Over the past days, I completed one of the most realistic Service Provider labs of my CCIE-SP journey. The objective was ambitious but practical:

  • Migrate the core IGP from OSPF to IS-IS.
  • Enable Segment Routing MPLS (SR-MPLS) across the full backbone.
  • Remove LDP cleanly once SR forwarding was validated.
  • Redesign NAT on PE-3 Boundary using a real ISP-style public IP pool.
  • Maintain customer VRF reachability throughout the migration.
  • Strengthen the Route Reflector (RR) architecture using BFD, diverse-paths, and backup paths.
  • Begin preparing the network for SR-TE, PCE, and Traffic Engineering Databases.

Lab Setup

All of this was running in a setup where:

Backbone

P routers run IS-IS Level-2 only.

P = L2-only

Provider Edge

PE routers run IS-IS Level-1-2.

PE = L1-L2

Route Reflectors

Dual dedicated RRs with BFD fall-over and additional-paths.

RR resiliency

Forwarding

100% SR-MPLS label stack after LDP removal.

No LDP

Customers

Customer services live inside VRF CCIE-SP.

MPLS L3VPN

Internet Edge

Dedicated IOS XR router acting as the INTERNET gateway.

XR edge

Services

MPLS L3VPN today, with future SR-TE capabilities.

L3VPN + SR-TE

Production Mindset

Every migration teaches something new when you work in an ISP.

Lab mirrors reality

Working in an ISP means every migration teaches something new. This lab reinforced many of the decisions I face daily in production.
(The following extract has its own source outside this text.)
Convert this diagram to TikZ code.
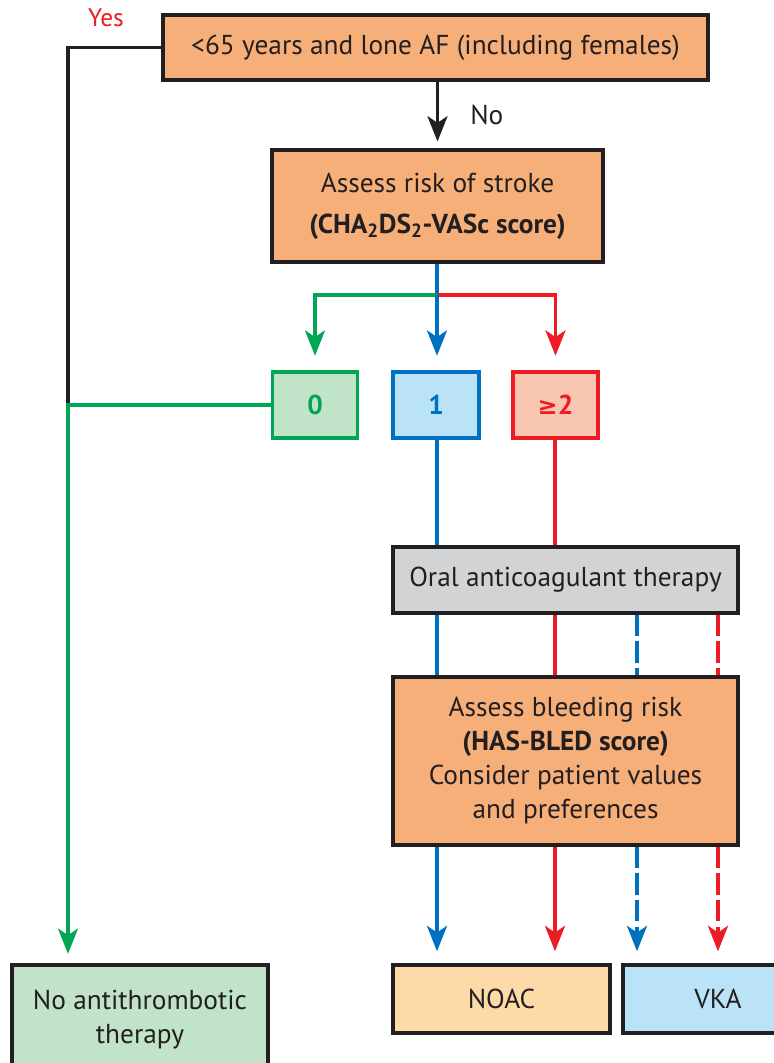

IGP Migration: OSPF to IS-IS

I began by converting the backbone from OSPF to IS-IS. The design follows a classic SP approach:

P routers: L2-only PEs: L1-L2 metric-style wide IPv6 via multi-topology segment-routing mpls microloop avoidance segment-routing
The outage lesson: during migration, my VRF lost connectivity. The root cause was simple and painful: I forgot to temporarily keep LDP autoconfig under IS-IS before SR forwarding fully took over.
Temporary dependency during migration
conf t
router isis CCIE-SP
 mpls ldp autoconfig

Before SR forwarding takes over, LDP must still signal labels. A simple but powerful reminder.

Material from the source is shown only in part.